What this task involves: Every line below is to be copied exactly, with the pictures left out.
##### Rows #####
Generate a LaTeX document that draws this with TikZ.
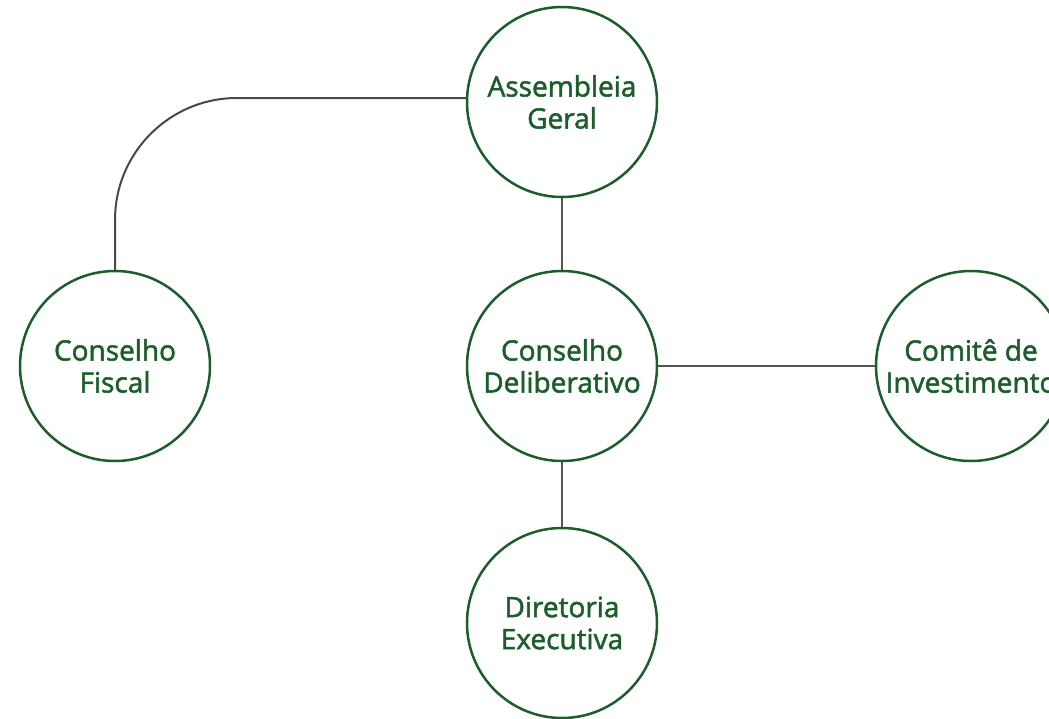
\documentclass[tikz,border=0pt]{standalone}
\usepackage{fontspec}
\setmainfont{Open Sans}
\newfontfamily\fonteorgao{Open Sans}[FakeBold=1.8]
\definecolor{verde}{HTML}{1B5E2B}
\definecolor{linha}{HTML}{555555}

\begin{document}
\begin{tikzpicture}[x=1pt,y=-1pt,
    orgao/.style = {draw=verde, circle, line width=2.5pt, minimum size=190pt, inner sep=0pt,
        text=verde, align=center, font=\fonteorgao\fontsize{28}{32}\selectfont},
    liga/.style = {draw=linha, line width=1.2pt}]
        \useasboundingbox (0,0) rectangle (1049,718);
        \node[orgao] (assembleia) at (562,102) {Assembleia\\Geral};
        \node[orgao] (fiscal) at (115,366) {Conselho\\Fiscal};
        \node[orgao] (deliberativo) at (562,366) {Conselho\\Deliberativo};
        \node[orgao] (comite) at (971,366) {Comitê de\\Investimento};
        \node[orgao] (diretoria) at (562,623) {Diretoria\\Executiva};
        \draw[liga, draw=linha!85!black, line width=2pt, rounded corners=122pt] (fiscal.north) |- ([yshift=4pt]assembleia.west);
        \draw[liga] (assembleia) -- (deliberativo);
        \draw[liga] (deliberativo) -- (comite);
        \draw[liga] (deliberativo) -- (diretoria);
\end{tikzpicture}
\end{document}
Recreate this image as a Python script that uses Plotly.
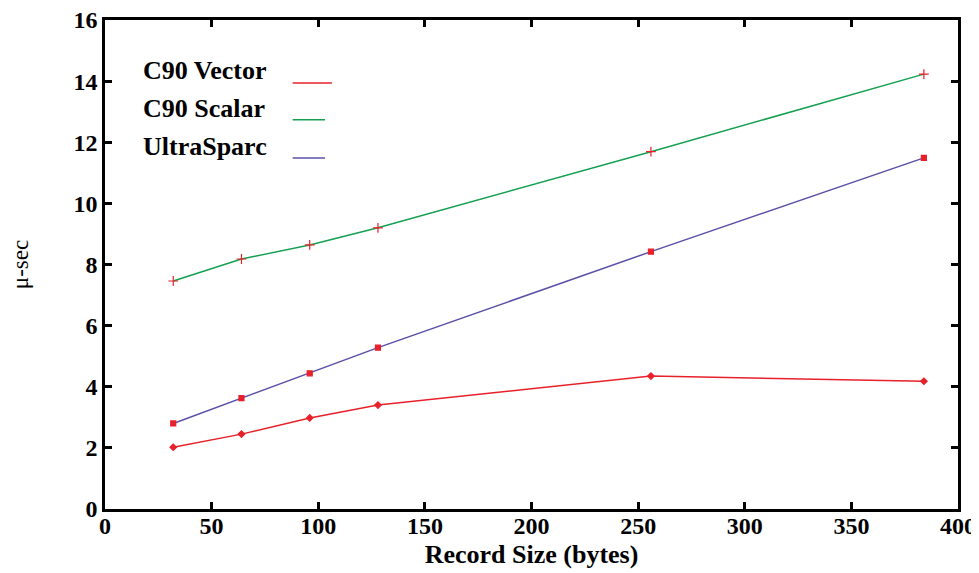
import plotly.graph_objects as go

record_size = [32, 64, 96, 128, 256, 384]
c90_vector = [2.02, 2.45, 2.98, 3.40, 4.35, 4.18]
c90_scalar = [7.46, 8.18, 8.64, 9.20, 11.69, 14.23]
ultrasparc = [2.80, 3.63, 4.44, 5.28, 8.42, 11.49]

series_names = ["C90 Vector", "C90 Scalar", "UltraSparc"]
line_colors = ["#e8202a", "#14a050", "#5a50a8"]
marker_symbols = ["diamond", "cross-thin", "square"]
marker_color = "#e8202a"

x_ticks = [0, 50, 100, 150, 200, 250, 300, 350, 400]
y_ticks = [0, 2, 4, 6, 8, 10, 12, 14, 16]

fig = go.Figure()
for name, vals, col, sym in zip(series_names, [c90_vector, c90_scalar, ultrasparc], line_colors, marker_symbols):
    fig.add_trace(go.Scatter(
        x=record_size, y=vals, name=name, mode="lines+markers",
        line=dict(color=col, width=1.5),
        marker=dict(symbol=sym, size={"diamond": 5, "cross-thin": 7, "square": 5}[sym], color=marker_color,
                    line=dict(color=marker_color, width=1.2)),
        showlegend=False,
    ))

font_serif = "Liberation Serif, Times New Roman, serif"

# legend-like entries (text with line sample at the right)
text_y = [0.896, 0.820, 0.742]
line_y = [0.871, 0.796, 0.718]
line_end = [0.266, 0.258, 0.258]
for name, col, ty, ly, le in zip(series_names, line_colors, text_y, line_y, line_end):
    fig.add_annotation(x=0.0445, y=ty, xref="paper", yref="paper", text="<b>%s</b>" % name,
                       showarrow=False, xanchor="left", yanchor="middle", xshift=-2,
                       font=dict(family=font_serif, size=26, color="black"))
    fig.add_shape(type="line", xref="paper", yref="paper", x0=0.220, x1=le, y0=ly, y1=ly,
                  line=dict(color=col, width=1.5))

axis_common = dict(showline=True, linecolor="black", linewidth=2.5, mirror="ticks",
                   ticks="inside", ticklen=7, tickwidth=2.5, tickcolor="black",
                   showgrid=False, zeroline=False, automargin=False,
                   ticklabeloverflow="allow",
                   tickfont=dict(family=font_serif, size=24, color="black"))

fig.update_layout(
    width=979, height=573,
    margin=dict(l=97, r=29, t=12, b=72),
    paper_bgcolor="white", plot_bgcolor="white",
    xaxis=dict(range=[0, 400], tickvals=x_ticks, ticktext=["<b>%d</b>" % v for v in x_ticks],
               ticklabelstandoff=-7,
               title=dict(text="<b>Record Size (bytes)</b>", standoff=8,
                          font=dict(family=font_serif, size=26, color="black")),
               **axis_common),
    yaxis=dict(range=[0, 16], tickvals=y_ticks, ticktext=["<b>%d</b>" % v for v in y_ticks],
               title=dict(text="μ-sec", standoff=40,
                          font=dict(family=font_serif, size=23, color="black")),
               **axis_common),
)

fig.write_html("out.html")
#####
Worked solution:
Generate a LaTeX document that draws this with TikZ.
\documentclass[tikz,border=0pt]{standalone}
\usepackage{fontspec}
\setmainfont{Open Sans}
\newfontfamily\fonteorgao{Open Sans}[FakeBold=1.8]
\definecolor{verde}{HTML}{1B5E2B}
\definecolor{linha}{HTML}{555555}

\begin{document}
\begin{tikzpicture}[x=1pt,y=-1pt,
    orgao/.style = {draw=verde, circle, line width=2.5pt, minimum size=190pt, inner sep=0pt,
        text=verde, align=center, font=\fonteorgao\fontsize{28}{32}\selectfont},
    liga/.style = {draw=linha, line width=1.2pt}]
        \useasboundingbox (0,0) rectangle (1049,718);
        \node[orgao] (assembleia) at (562,102) {Assembleia\\Geral};
        \node[orgao] (fiscal) at (115,366) {Conselho\\Fiscal};
        \node[orgao] (deliberativo) at (562,366) {Conselho\\Deliberativo};
        \node[orgao] (comite) at (971,366) {Comitê de\\Investimento};
        \node[orgao] (diretoria) at (562,623) {Diretoria\\Executiva};
        \draw[liga, draw=linha!85!black, line width=2pt, rounded corners=122pt] (fiscal.north) |- ([yshift=4pt]assembleia.west);
        \draw[liga] (assembleia) -- (deliberativo);
        \draw[liga] (deliberativo) -- (comite);
        \draw[liga] (deliberativo) -- (diretoria);
\end{tikzpicture}
\end{document}
Recreate this image as a Python script that uses Plotly.
import plotly.graph_objects as go

record_size = [32, 64, 96, 128, 256, 384]
c90_vector = [2.02, 2.45, 2.98, 3.40, 4.35, 4.18]
c90_scalar = [7.46, 8.18, 8.64, 9.20, 11.69, 14.23]
ultrasparc = [2.80, 3.63, 4.44, 5.28, 8.42, 11.49]

series_names = ["C90 Vector", "C90 Scalar", "UltraSparc"]
line_colors = ["#e8202a", "#14a050", "#5a50a8"]
marker_symbols = ["diamond", "cross-thin", "square"]
marker_color = "#e8202a"

x_ticks = [0, 50, 100, 150, 200, 250, 300, 350, 400]
y_ticks = [0, 2, 4, 6, 8, 10, 12, 14, 16]

fig = go.Figure()
for name, vals, col, sym in zip(series_names, [c90_vector, c90_scalar, ultrasparc], line_colors, marker_symbols):
    fig.add_trace(go.Scatter(
        x=record_size, y=vals, name=name, mode="lines+markers",
        line=dict(color=col, width=1.5),
        marker=dict(symbol=sym, size={"diamond": 5, "cross-thin": 7, "square": 5}[sym], color=marker_color,
                    line=dict(color=marker_color, width=1.2)),
        showlegend=False,
    ))

font_serif = "Liberation Serif, Times New Roman, serif"

# legend-like entries (text with line sample at the right)
text_y = [0.896, 0.820, 0.742]
line_y = [0.871, 0.796, 0.718]
line_end = [0.266, 0.258, 0.258]
for name, col, ty, ly, le in zip(series_names, line_colors, text_y, line_y, line_end):
    fig.add_annotation(x=0.0445, y=ty, xref="paper", yref="paper", text="<b>%s</b>" % name,
                       showarrow=False, xanchor="left", yanchor="middle", xshift=-2,
                       font=dict(family=font_serif, size=26, color="black"))
    fig.add_shape(type="line", xref="paper", yref="paper", x0=0.220, x1=le, y0=ly, y1=ly,
                  line=dict(color=col, width=1.5))

axis_common = dict(showline=True, linecolor="black", linewidth=2.5, mirror="ticks",
                   ticks="inside", ticklen=7, tickwidth=2.5, tickcolor="black",
                   showgrid=False, zeroline=False, automargin=False,
                   ticklabeloverflow="allow",
                   tickfont=dict(family=font_serif, size=24, color="black"))

fig.update_layout(
    width=979, height=573,
    margin=dict(l=97, r=29, t=12, b=72),
    paper_bgcolor="white", plot_bgcolor="white",
    xaxis=dict(range=[0, 400], tickvals=x_ticks, ticktext=["<b>%d</b>" % v for v in x_ticks],
               ticklabelstandoff=-7,
               title=dict(text="<b>Record Size (bytes)</b>", standoff=8,
                          font=dict(family=font_serif, size=26, color="black")),
               **axis_common),
    yaxis=dict(range=[0, 16], tickvals=y_ticks, ticktext=["<b>%d</b>" % v for v in y_ticks],
               title=dict(text="μ-sec", standoff=40,
                          font=dict(family=font_serif, size=23, color="black")),
               **axis_common),
)

fig.write_html("out.html")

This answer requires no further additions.